▸ **Dataset content**:
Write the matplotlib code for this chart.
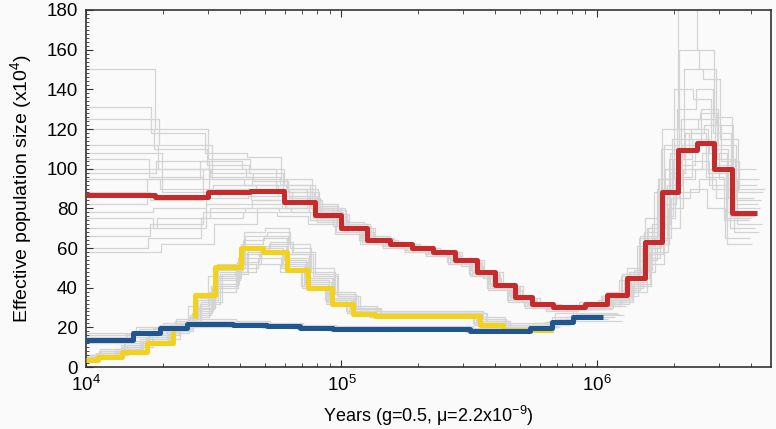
import matplotlib
matplotlib.use("Agg")
import matplotlib.pyplot as plt
from matplotlib.ticker import LogLocator, MultipleLocator

plt.rcParams['font.family'] = ['Liberation Sans', 'DejaVu Sans']
plt.rcParams['mathtext.fontset'] = 'custom'
plt.rcParams['mathtext.rm'] = 'Liberation Sans'

# step edges (years) and Ne values (x10^4)
red_t = [1.0e4, 1.86e4, 3.0e4, 4.39e4, 5.96e4, 7.87e4, 1.0e5, 1.26e5, 1.55e5, 1.89e5,
         2.28e5, 2.78e5, 3.39e5, 3.99e5, 4.78e5, 5.57e5, 6.73e5, 8.98e5, 1.09e6, 1.31e6,
         1.54e6, 1.80e6, 2.07e6, 2.46e6, 2.87e6, 3.37e6, 4.23e6]
red_n = [86.7, 85.6, 88, 88.6, 83.4, 76.6, 70, 64, 62, 60, 58, 54, 48, 41.4, 35.4, 32,
         30.4, 32, 36.3, 45, 63, 88, 109.4, 113, 100, 77.7]

yellow_t1 = [1.0e4, 1.11e4, 1.38e4, 1.73e4, 2.20e4, 2.23e4]
yellow_n1 = [3.5, 5.2, 7.7, 12.3, 17]
yellow_t2 = [2.67e4, 2.67e4, 3.2e4, 4.06e4, 4.94e4, 6.1e4, 7.4e4, 9.15e4, 1.11e5, 1.35e5,
             3.49e5, 4.29e5, 6.73e5]
yellow_n2 = [24.7, 36.3, 50.3, 59.8, 58.2, 48.9, 39.7, 32, 26.6, 25.6, 21.2, 18.7]

blue_t = [1.0e4, 1.53e4, 1.95e4, 2.48e4, 3.76e4, 5.10e4, 6.88e4, 9.27e4, 1.69e5, 3.18e5,
          5.47e5, 6.65e5, 8.08e5, 1.06e6]
blue_n = [13.6, 17, 19.8, 21.5, 21.2, 20.5, 19.8, 19, 19.4, 18.2, 19.8, 22.8, 25.4]

# bootstrap replicates (grey), same breakpoints, each a little shifted in time
shift = [1.0, 0.97, 1.03, 0.95, 1.05, 0.98, 1.02, 0.94, 1.06, 0.99, 1.01, 0.96,
         1.04, 0.93, 1.07, 0.985, 1.015, 0.955]

red_boot = [
    [150, 120, 105, 100, 92, 80, 72, 66, 63, 61, 59, 55, 49, 42, 36, 32, 31, 33, 38, 50, 75, 120, 190, 160, 126, 92],
    [131, 118, 108, 106, 95, 82, 73, 66, 63, 61, 58, 54, 48, 41, 35, 31, 30, 31, 35, 44, 60, 95, 140, 135, 110, 85],
    [112, 100, 98, 95, 90, 80, 72, 65, 62, 60, 57, 53, 47, 40, 34, 31, 30, 32, 37, 48, 70, 100, 125, 128, 105, 80],
    [105, 96, 95, 92, 86, 78, 71, 65, 63, 61, 59, 55, 49, 42, 36, 33, 31, 33, 36, 46, 65, 90, 115, 120, 98, 75],
    [95, 90, 92, 90, 85, 77, 70, 64, 61, 59, 57, 53, 47, 41, 35, 32, 30, 31, 34, 42, 58, 80, 100, 108, 95, 72],
    [78, 80, 85, 86, 82, 75, 69, 63, 61, 59, 57, 53, 47, 41, 35, 31, 29, 30, 33, 40, 55, 75, 95, 100, 90, 70],
    [70, 75, 80, 84, 80, 73, 68, 63, 61, 58, 56, 52, 46, 40, 34, 31, 29, 29, 32, 38, 52, 70, 88, 95, 85, 68],
    [60, 65, 75, 78, 76, 72, 67, 62, 60, 58, 56, 52, 46, 39, 33, 30, 28, 29, 31, 36, 48, 65, 85, 90, 80, 65],
    [58, 62, 72, 80, 78, 74, 68, 62, 60, 58, 56, 51, 45, 39, 33, 30, 29, 30, 33, 41, 62, 105, 150, 145, 115, 88],
    [120, 110, 102, 98, 88, 79, 70, 64, 62, 60, 57, 53, 47, 40, 34, 31, 30, 31, 35, 46, 68, 110, 130, 140, 118, 100],
    [100, 104, 88, 84, 80, 76, 70, 65, 62, 59, 57, 54, 48, 41, 35, 31, 30, 31, 34, 43, 57, 85, 120, 125, 102, 82],
    [88, 84, 100, 96, 92, 81, 71, 64, 62, 60, 58, 54, 48, 41, 35, 32, 30, 32, 36, 47, 66, 95, 105, 115, 108, 78],
    [125, 112, 95, 94, 88, 79, 71, 65, 62, 60, 58, 54, 48, 41, 35, 32, 30, 31, 35, 45, 64, 92, 112, 130, 112, 84],
    [82, 95, 104, 100, 90, 80, 71, 64, 61, 59, 57, 53, 47, 40, 34, 31, 29, 31, 34, 44, 61, 88, 108, 118, 96, 74],
    [108, 88, 90, 88, 84, 77, 70, 64, 62, 60, 58, 54, 48, 41, 35, 32, 31, 32, 37, 49, 72, 98, 118, 122, 104, 90],
    [75, 70, 82, 82, 80, 75, 69, 63, 61, 59, 57, 53, 47, 40, 34, 31, 29, 30, 33, 42, 60, 82, 102, 112, 100, 76],
    [98, 100, 96, 92, 86, 78, 70, 64, 62, 60, 58, 54, 48, 41, 35, 32, 30, 32, 36, 48, 70, 112, 160, 150, 122, 95],
    [66, 72, 78, 80, 78, 74, 68, 63, 61, 59, 57, 52, 46, 40, 34, 31, 29, 30, 32, 39, 54, 76, 96, 104, 92, 62],
]

yellow_boot_t = [1.0e4, 1.11e4, 1.38e4, 1.73e4, 2.2e4, 2.67e4, 3.2e4, 4.06e4, 4.94e4, 6.1e4,
                 7.4e4, 9.15e4, 1.11e5, 1.35e5, 3.49e5, 4.29e5, 6.73e5]
yellow_boot = [
    [5, 7, 10, 15, 20, 30, 45, 62, 65, 55, 45, 35, 29, 27, 23, 20],
    [4, 6, 9, 13, 19, 27, 40, 55, 60, 52, 42, 33, 28, 26, 22, 19],
    [6, 8, 12, 17, 22, 34, 50, 66, 68, 60, 48, 37, 30, 28, 24, 21],
    [4, 5, 8, 12, 17, 25, 38, 50, 55, 50, 40, 32, 27, 25, 21, 19],
    [5, 7, 11, 16, 21, 32, 48, 58, 62, 57, 46, 36, 29, 27, 23, 20],
    [3, 5, 8, 12, 18, 28, 42, 52, 57, 54, 44, 34, 28, 26, 22, 19],
    [6, 9, 13, 18, 24, 36, 52, 68, 70, 62, 50, 38, 31, 28, 25, 22],
    [4, 6, 9, 14, 20, 31, 46, 48, 52, 48, 41, 34, 28, 26, 22, 20],
    [5, 6, 10, 14, 21, 33, 47, 60, 63, 58, 47, 36, 30, 27, 23, 20],
    [4, 7, 11, 15, 20, 29, 44, 57, 61, 53, 43, 34, 28, 26, 22, 19],
    [5, 8, 10, 16, 23, 35, 49, 64, 66, 57, 45, 35, 29, 27, 23, 21],
    [3, 6, 9, 13, 18, 26, 41, 53, 58, 51, 41, 33, 27, 25, 21, 18],
]

blue_boot = [
    [15, 18, 21, 23, 22.5, 21.5, 20.5, 20, 20, 19, 21, 25, 29],
    [12, 15, 18, 20, 20, 19.5, 19, 18, 18.5, 17.5, 18.5, 21, 23],
    [17, 20, 22, 24, 23, 22, 21, 20.5, 20.5, 19.5, 22, 27, 31],
    [13, 16, 19, 21, 21, 20, 19.5, 19, 19, 18, 19, 22, 24],
    [16, 19, 21, 22, 21.5, 21, 20, 19.5, 19.8, 18.8, 20.5, 24, 27],
    [14, 17, 20, 22, 21.8, 20.8, 20, 19.2, 19.5, 18.5, 20, 23, 26],
    [14.5, 17.5, 20.5, 22.5, 22, 21, 20, 19.5, 19.6, 18.6, 20.2, 23.5, 26.5],
    [13.5, 16.5, 19.5, 21.5, 21.2, 20.2, 19.6, 18.8, 19.2, 18.2, 19.6, 22.5, 25],
]
blue_boot_end = [1.15e6, 1.25e6, 1.3e6, 1.1e6, 1.2e6, 1.28e6, 1.22e6, 1.18e6]

bg = '#fafafa'
fig = plt.figure(figsize=(7.76, 4.29), dpi=100, facecolor=bg)
ax = fig.add_axes([0.1108, 0.1445, 0.8828, 0.8322], facecolor=bg)


def draw_step(t, n, **kw):
    ax.step(t, list(n) + [n[-1]], where='post', solid_capstyle='butt', **kw)


grey = dict(color='#d4d4d4', lw=0.9, zorder=1)
for i, vals in enumerate(red_boot):
    t = [x * shift[i] for x in red_t]
    t[0] = 9.0e3
    draw_step(t, vals, **grey)
for i, vals in enumerate(yellow_boot):
    t = [x * shift[i] for x in yellow_boot_t]
    t[0] = 9.0e3
    draw_step(t, vals, **grey)
for i, vals in enumerate(blue_boot):
    t = [x * shift[i] for x in blue_t]
    t[0] = 9.0e3
    t[-1] = blue_boot_end[i]
    draw_step(t, vals, **grey)

draw_step(yellow_t1, yellow_n1, color='#f3d21c', lw=3.6, zorder=3)
draw_step(yellow_t2, yellow_n2, color='#f3d21c', lw=3.6, zorder=3)
draw_step(blue_t, blue_n, color='#1f5691', lw=3.6, zorder=4)
draw_step(red_t, red_n, color='#c62a2a', lw=3.6, zorder=5)

ax.set_xscale('log')
ax.set_xlim(1e4, 4.8e6)
ax.set_ylim(0, 180)
ax.xaxis.set_major_locator(LogLocator(base=10, numticks=10))
ax.xaxis.set_minor_locator(LogLocator(base=10, subs=range(2, 10), numticks=20))
ax.yaxis.set_major_locator(MultipleLocator(20))
ax.yaxis.set_minor_locator(MultipleLocator(2))

ax.tick_params(axis='x', which='both', direction='in', top=True, bottom=True,
               labelsize=13.5, pad=6, color='#333333')
ax.tick_params(axis='x', which='major', length=5)
ax.tick_params(axis='x', which='minor', length=3)
ax.tick_params(axis='y', which='both', direction='in', left=True, right=False,
               labelsize=13.5, color='#333333')
ax.tick_params(axis='y', which='major', length=5, pad=6)
ax.tick_params(axis='y', which='minor', length=2.5)

for s in ax.spines.values():
    s.set_color('#333333')
    s.set_linewidth(1.2)

ax.set_xlabel('Years (g=0.5, \u03bc=2.2x10$^{-9}$)', fontsize=13, labelpad=6)
ax.set_ylabel('Effective population size (x10$^4$)', fontsize=14, labelpad=8)

fig.savefig('out.png', dpi=100, facecolor=bg)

▸ **What is being asked**:
Copy exactly the lines running from the beginning of the listing through the line that has "19.8, 22.8, 25.4]". Drop the pictures.

▸ **Finished exercise**:
Write the matplotlib code for this chart.
import matplotlib
matplotlib.use("Agg")
import matplotlib.pyplot as plt
from matplotlib.ticker import LogLocator, MultipleLocator

plt.rcParams['font.family'] = ['Liberation Sans', 'DejaVu Sans']
plt.rcParams['mathtext.fontset'] = 'custom'
plt.rcParams['mathtext.rm'] = 'Liberation Sans'

# step edges (years) and Ne values (x10^4)
red_t = [1.0e4, 1.86e4, 3.0e4, 4.39e4, 5.96e4, 7.87e4, 1.0e5, 1.26e5, 1.55e5, 1.89e5,
         2.28e5, 2.78e5, 3.39e5, 3.99e5, 4.78e5, 5.57e5, 6.73e5, 8.98e5, 1.09e6, 1.31e6,
         1.54e6, 1.80e6, 2.07e6, 2.46e6, 2.87e6, 3.37e6, 4.23e6]
red_n = [86.7, 85.6, 88, 88.6, 83.4, 76.6, 70, 64, 62, 60, 58, 54, 48, 41.4, 35.4, 32,
         30.4, 32, 36.3, 45, 63, 88, 109.4, 113, 100, 77.7]

yellow_t1 = [1.0e4, 1.11e4, 1.38e4, 1.73e4, 2.20e4, 2.23e4]
yellow_n1 = [3.5, 5.2, 7.7, 12.3, 17]
yellow_t2 = [2.67e4, 2.67e4, 3.2e4, 4.06e4, 4.94e4, 6.1e4, 7.4e4, 9.15e4, 1.11e5, 1.35e5,
             3.49e5, 4.29e5, 6.73e5]
yellow_n2 = [24.7, 36.3, 50.3, 59.8, 58.2, 48.9, 39.7, 32, 26.6, 25.6, 21.2, 18.7]

blue_t = [1.0e4, 1.53e4, 1.95e4, 2.48e4, 3.76e4, 5.10e4, 6.88e4, 9.27e4, 1.69e5, 3.18e5,
          5.47e5, 6.65e5, 8.08e5, 1.06e6]
blue_n = [13.6, 17, 19.8, 21.5, 21.2, 20.5, 19.8, 19, 19.4, 18.2, 19.8, 22.8, 25.4]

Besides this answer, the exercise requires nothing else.